PwC organises pre-pack deal for Travelex

PwC has been called in as administrators to the Travelex group and has completed a pre-pack deal involving a complex restructuring which will reduce the debt burden at the foreign exchange operator, but will see over 1,300 UK-based employees lose their jobs

Toby Banfield, David Kelly and Edward Macnamara of PwC have been appointed as joint administrators of Travelex Holdings Limited (THL), Travelex Ltd (TL), Travelex UK Ltd (TUK), Travelex Group Investments Ltd (TGI) and Travelex Financing (TFP). Travelex Banknotes Ltd (TBL) previously entered administration in July.

The Travelex Group is the global market leader in cash foreign exchange services. It trades in over 80 currencies and operates in more than 50 countries, both online and through a network of over 1,000 stores including major airports, with more than 1,000 ATMs around the world.

The group also provides outsourcing services for partners including banks, supermarkets and travel agencies, extending its reach to over 60 countries.

At the start of the year, Travelex revealed it was being held to ransom by hackers demanding $5m (£3.8m) after a cyber-attack meant the business has had to turn off all computer systems and carry out processes manually.

Subsequently Travelex’s owner, FTSE 250-listed Finablr, saw its shares suspended after discovering accounting problems including $100m of undisclosed cheques.

The ongoing Covid-19 pandemic has also acutely impacted the business.

PwC said the restructuring deal has delivered £84m of new money and substantially delevered the new group. This was implemented through a pre pack administration sale of certain entities and assets to the company’s senior secured noteholders.

In the UK, the acquisition largely comprises the UK wholesale and outsourcing businesses that service major corporate and supermarket customers in addition to the UK ‘non airport’ ATM estate.

The purchaser is Travelex Acquisitionco Ltd, a special purpose vehicle controlled by the noteholders to the global Travelex Group.

However, various airport and non-airport locations have not been sold, as the majority of the UK retail business is no longer trading. This is also true of various retail and airport locations internationally.  

Toby Banfield, joint administrator and PwC director, said: ‘The completion of this transaction has safeguarded 1,802 jobs in the UK and a further 3,635 globally, and ensured the continuation of a globally recognised brand.

‘Unfortunately, as the majority of the UK retail business is no longer able to continue trading, it has regrettably resulted in 1,309 UK employees being made redundant.’

In a statement, Travelex said under the terms of the transaction, the new Travelex group will be significantly deleveraged with financial indebtedness being reduced from over £385m to £160m. Following completion of the transaction, Tony D'Souza will step down as CEO of Travelex and be replaced by turnaround specialist Donald Muir as CEO of New Travelex. 

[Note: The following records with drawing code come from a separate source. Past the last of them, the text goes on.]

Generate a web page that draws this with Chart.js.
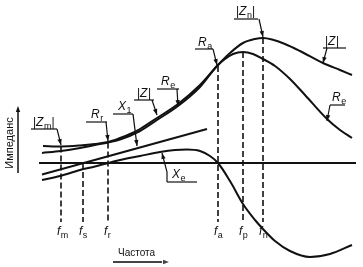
<!DOCTYPE html>
<html><head><meta charset="utf-8">
<script src="https://cdn.jsdelivr.net/npm/chart.js@4"></script>
<style>html,body{margin:0;padding:0;background:#fff}#wrap{width:363px;height:267px;position:relative}</style>
</head><body><div id="wrap"><canvas id="c"></canvas></div>
<script>
// Frequency (relative units) and impedance (relative units, 0 = reactance zero line)
const freqAbsZ = [43, 61, 80, 95, 108, 120, 130, 140, 157, 178, 200, 217, 230, 243, 255, 263, 272, 285, 300, 323, 340, 352];
const absZ     = [17, 16.5, 17.5, 19, 21, 25, 29, 34, 45, 59, 78, 97, 110, 120, 124, 125, 123.5, 119, 112, 100, 93, 88];

const freqRe = [42, 61, 80, 95, 108, 120, 140, 157, 178, 200, 217, 225, 233, 243, 253, 263, 275, 290, 305, 327, 340, 352];
const resEff = [10, 12, 15, 18, 20.5, 23.5, 32, 43, 57, 76, 97, 104, 109, 111, 109, 104, 97, 84, 68, 44, 33, 25];

const freqXe  = [42, 60, 80, 95, 108, 120, 140, 160, 175, 187, 200, 210, 218, 230, 243, 255, 263, 275, 290, 310, 330, 352];
const reactXe = [-17, -13, -7, -3.5, 0, 3, 7, 11, 13, 13.5, 12, 7, 0, -18, -41, -57, -66, -78, -88, -94, -91, -82];

const freqX1  = [42, 207];
const reactX1 = [-11.5, 34];

const axisFreq = [39, 356];
const axisValue = [0, 0];

const markerSubs   = ['m', 's', 'r', 'a', 'p', 'n'];
const markerFreq   = [61, 83, 108, 218, 243, 263];
const markerTop    = [16.5, 0, 20.5, 97, 111, 125];
const markerBottom = -59;

const yLabel = 'Импеданс';
const xLabel = 'Частота';

function pts(xs, ys) { return xs.map((x, i) => ({x: x, y: ys[i]})); }

const INK = '#111';
const datasets = [
  {data: pts(axisFreq, axisValue), borderColor: INK, borderWidth: 2, tension: 0},
  {data: pts(freqAbsZ, absZ), borderColor: INK, borderWidth: 2, cubicInterpolationMode: 'monotone'},
  {data: pts(freqRe, resEff), borderColor: INK, borderWidth: 2, cubicInterpolationMode: 'monotone'},
  {data: pts(freqXe, reactXe), borderColor: INK, borderWidth: 2, cubicInterpolationMode: 'monotone'},
  {data: pts(freqX1, reactX1), borderColor: INK, borderWidth: 2, tension: 0}
];
markerFreq.forEach((f, i) => {
  datasets.push({data: [{x: f, y: markerTop[i]}, {x: f, y: markerBottom}], borderColor: INK, borderWidth: 1.6, borderDash: [6, 3], tension: 0});
});

function drawParts(ctx, x, y, parts) {
  let cx = x;
  parts.forEach(p => {
    const [t, s] = p;
    let yy = y;
    if (s === 'i') ctx.font = 'italic 12px "Liberation Sans"';
    else if (s === 's') { ctx.font = '9px "Liberation Sans"'; yy = y + 3; }
    else ctx.font = '12px "Liberation Sans"';
    ctx.fillText(t, cx, yy);
    cx += ctx.measureText(t).width + (s === 'i' ? 0.5 : 0);
  });
}
function arrowHead(ctx, x0, y0, x1, y1) {
  const a = Math.atan2(y1 - y0, x1 - x0), L = 6, W = 2.2;
  ctx.beginPath();
  ctx.moveTo(x1, y1);
  ctx.lineTo(x1 - L * Math.cos(a) + W * Math.sin(a), y1 - L * Math.sin(a) - W * Math.cos(a));
  ctx.lineTo(x1 - L * Math.cos(a) - W * Math.sin(a), y1 - L * Math.sin(a) + W * Math.cos(a));
  ctx.closePath(); ctx.fill();
}
// label: parts, text x, baseline y, underline [x1,x2,y], leader path (last point = arrow tip)
const callouts = [
  {parts: [['|', 'n'], ['Z', 'i'], ['n', 's'], ['|', 'n']], x: 236, y: 15, u: [234, 258, 19], path: [[259, 19], [263, 37]]},
  {parts: [['R', 'i'], ['a', 's']], x: 198, y: 46, u: [195, 213, 49], path: [[213, 49], [217, 65]]},
  {parts: [['|', 'n'], ['Z', 'i'], ['|', 'n']], x: 325, y: 45, u: [323, 346, 48], path: [[327, 48], [323, 63]]},
  {parts: [['R', 'i'], ['e', 's']], x: 332, y: 101, u: [330, 345, 105], path: [[330, 105], [327, 121]]},
  {parts: [['R', 'i'], ['e', 's']], x: 161, y: 85, u: [157, 179, 89], path: [[177, 89], [178, 106]]},
  {parts: [['|', 'n'], ['Z', 'i'], ['|', 'n']], x: 137, y: 97, u: [134, 154, 100], path: [[152, 100], [157, 115]]},
  {parts: [['X', 'i'], ['1', 's']], x: 118, y: 110, u: [113, 133, 114], path: [[133, 114], [137, 146]]},
  {parts: [['R', 'i'], ['r', 's']], x: 91, y: 118, u: [86, 107, 122], path: [[106, 122], [108, 141]]},
  {parts: [['|', 'n'], ['Z', 'i'], ['m', 's'], ['|', 'n']], x: 33, y: 126, u: [31, 57, 129], path: [[57, 129], [61, 145]]},
  {parts: [['X', 'i'], ['e', 's']], x: 172, y: 178, u: [167, 197, 182], path: [[167, 182], [167, 172], [162, 153]]}
];

const annot = {
  id: 'annot',
  afterDatasetsDraw(chart) {
    const ctx = chart.ctx, xs = chart.scales.x;
    ctx.save();
    ctx.fillStyle = INK; ctx.strokeStyle = INK; ctx.lineWidth = 1.2;
    ctx.textBaseline = 'alphabetic'; ctx.textAlign = 'left';
    callouts.forEach(c => {
      drawParts(ctx, c.x, c.y, c.parts);
      ctx.beginPath(); ctx.moveTo(c.u[0], c.u[2]); ctx.lineTo(c.u[1], c.u[2]); ctx.stroke();
      ctx.beginPath(); ctx.moveTo(c.path[0][0], c.path[0][1]);
      for (let i = 1; i < c.path.length; i++) ctx.lineTo(c.path[i][0], c.path[i][1]);
      ctx.stroke();
      const n = c.path.length;
      arrowHead(ctx, c.path[n - 2][0], c.path[n - 2][1], c.path[n - 1][0], c.path[n - 1][1]);
    });
    // frequency labels
    markerFreq.forEach((f, i) => {
      const px = xs.getPixelForValue(f);
      drawParts(ctx, px - 4, 235, [['f', 'i'], [markerSubs[i], 's']]);
    });
    // y axis label + arrow
    ctx.save();
    ctx.translate(13, 143); ctx.rotate(-Math.PI / 2);
    ctx.font = '11px "Liberation Sans"'; ctx.textAlign = 'center';
    ctx.fillText(yLabel, 0, 0);
    ctx.restore();
    ctx.lineWidth = 1.5;
    ctx.beginPath(); ctx.moveTo(18, 173); ctx.lineTo(18, 112); ctx.stroke();
    arrowHead(ctx, 18, 130, 18, 106);
    // x axis label + arrow
    ctx.font = '10px "Liberation Sans"'; ctx.textAlign = 'left';
    ctx.fillText(xLabel, 118, 256);
    ctx.strokeStyle = '#444'; ctx.fillStyle = '#444'; ctx.lineWidth = 2;
    ctx.beginPath(); ctx.moveTo(113, 262); ctx.lineTo(162, 262); ctx.stroke();
    arrowHead(ctx, 140, 262, 169, 262);
    ctx.restore();
  }
};

new Chart(document.getElementById('c'), {
  type: 'line',
  data: {datasets: datasets},
  options: {
    responsive: true, maintainAspectRatio: false, animation: false, devicePixelRatio: 1,
    layout: {padding: 0},
    elements: {point: {radius: 0}, line: {borderCapStyle: 'butt'}},
    plugins: {legend: {display: false}, tooltip: {enabled: false}},
    scales: {
      x: {type: 'linear', display: false, min: 0, max: 363},
      y: {type: 'linear', display: false, min: -104, max: 163}
    }
  },
  plugins: [annot]
});
</script></body></html>
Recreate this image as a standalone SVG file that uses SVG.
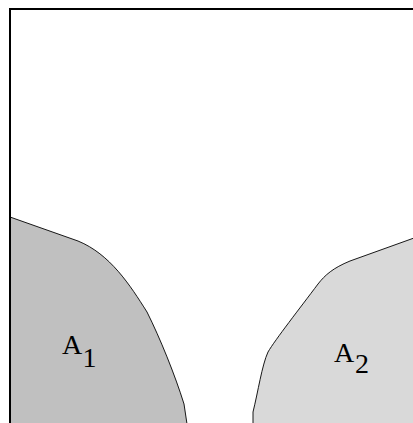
<svg xmlns="http://www.w3.org/2000/svg" width="413" height="423" viewBox="0 0 413 423">
<style>
.region{stroke:#000;stroke-width:0.9;stroke-linejoin:round}
.lbl{font-family:"Liberation Serif","Times New Roman",serif;font-size:28px;fill:#000}
</style>
<rect width="413" height="423" fill="#fff"/>
<g id="A1">
<path class="region" fill="#c0c0c0" d="M10,217 L78,241 C110,254 130,285 147,312 C160,338 175,375 184,404 L187,424 L188,430 L10,430 Z"/>
<text class="lbl" x="62" y="354">A</text>
<text class="lbl" x="82.5" y="366.5">1</text>
</g>
<g id="A2">
<path class="region" fill="#d9d9d9" d="M414,238 L350,261 C333,268 325,275 318,284 C300,308 275,340 268,352 C262,365 258,392 253,412 L253,424 L253,430 L414,430 Z"/>
<text class="lbl" x="334" y="362">A</text>
<text class="lbl" x="355" y="373">2</text>
</g>
<g id="frame">
<path d="M10,423 L10,9 L413,9" fill="none" stroke="#000" stroke-width="2"/>
</g>
</svg>
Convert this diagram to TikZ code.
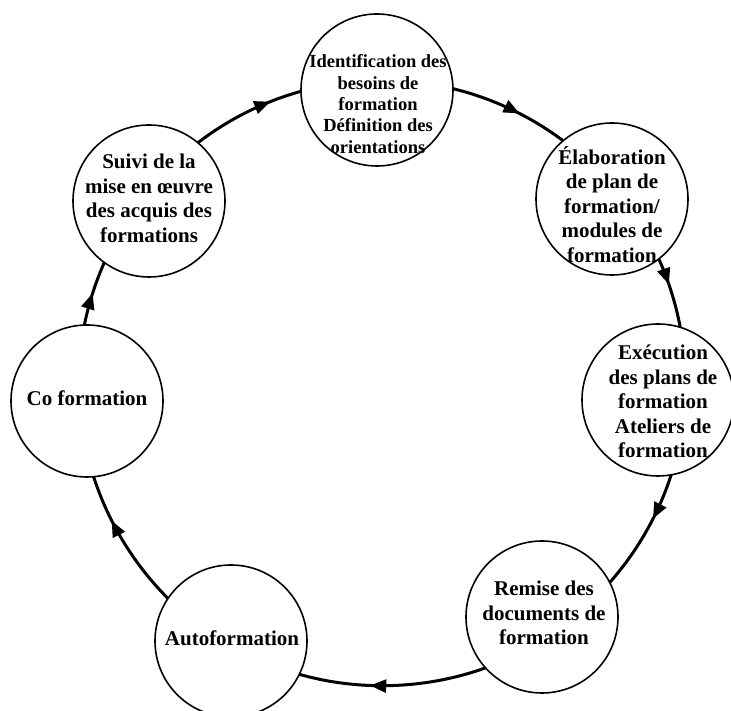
\documentclass[tikz,border=0pt]{standalone}
\usepackage{fontspec}
\setmainfont{Liberation Serif}
\usetikzlibrary{decorations.markings,arrows.meta}
\begin{document}
\begin{tikzpicture}[x=1pt,y=1pt,
  stage/.style={circle, draw, line width=1.6pt, minimum size=152pt, inner sep=0pt, outer sep=0pt},
  lbl/.style={align=center, font=\fontsize{21}{24.6}\selectfont\bfseries, inner sep=0pt},
  lblsmall/.style={lbl, font=\fontsize{18.5}{21.3}\selectfont\bfseries},
  link/.style={line width=3pt, looseness=0.86, postaction={decorate},
    decoration={markings, mark=at position #1 with {\arrow{Triangle[length=16pt,width=13pt]}}}},
]
\useasboundingbox (0,0) rectangle (731,711);
\node[stage] (n1) at (377,621) {};
\node[stage] (n2) at (612,512) {};
\node[stage] (n3) at (658,311) {};
\node[stage] (n4) at (542,94) {};
\node[stage] (n5) at (231,70) {};
\node[stage] (n6) at (87,310) {};
\node[stage] (n7) at (149,510) {};

\draw[link=0.58] (n1.1) to[bend left=11.6] (n2.130);
\draw[link=0.38] (n2.-52) to[bend left=6.8] (n3.73);
\draw[link=0.38] (n3.-80) to[bend left=11.8] (n4.27);
\draw[link=0.62] (n4.-138) to[bend left=17.9] (n5.-26);
\draw[link=0.67] (n5.146) to[bend left=13.6] (n6.-85);
\draw[link=0.5] (n6.92) to[bend left=6.2] (n7.-126);
\draw[link=0.72] (n7.50) to[bend left=11] (n1.181);

\node[lblsmall] (t1) at (378,607) {Identification des\\besoins de\\formation\\Définition des\\orientations};
\node[lbl] (t2) at (612,506.5) {Élaboration\\de plan de\\formation/\\modules de\\formation};
\node[lbl] (t3) at (663,309.5) {Exécution\\des plans de\\formation\\Ateliers de\\formation};
\node[lbl] (t4) at (544,98) {Remise des\\documents de\\formation};
\node[lbl] (t5) at (232,73) {Autoformation};
\node[lbl] (t6) at (87,313) {Co formation};
\node[lbl] (t7) at (149,512.5) {Suivi de la\\mise en œuvre\\des acquis des\\formations};
\end{tikzpicture}
\end{document}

Muir said: ‘New Travelex will have a substantially delevered capital structure, £84m of new liquidity and supportive institutional shareholders. 

‘While there is much to do, my experience in recent weeks has given me confidence that there is a strong team that is passionate about achieving a successful turnaround.

‘I share their commitment, and look forward to leading them in the delivery of our plan to ensure that we are well placed to capture the expected growth in revenues as global travel volumes return.’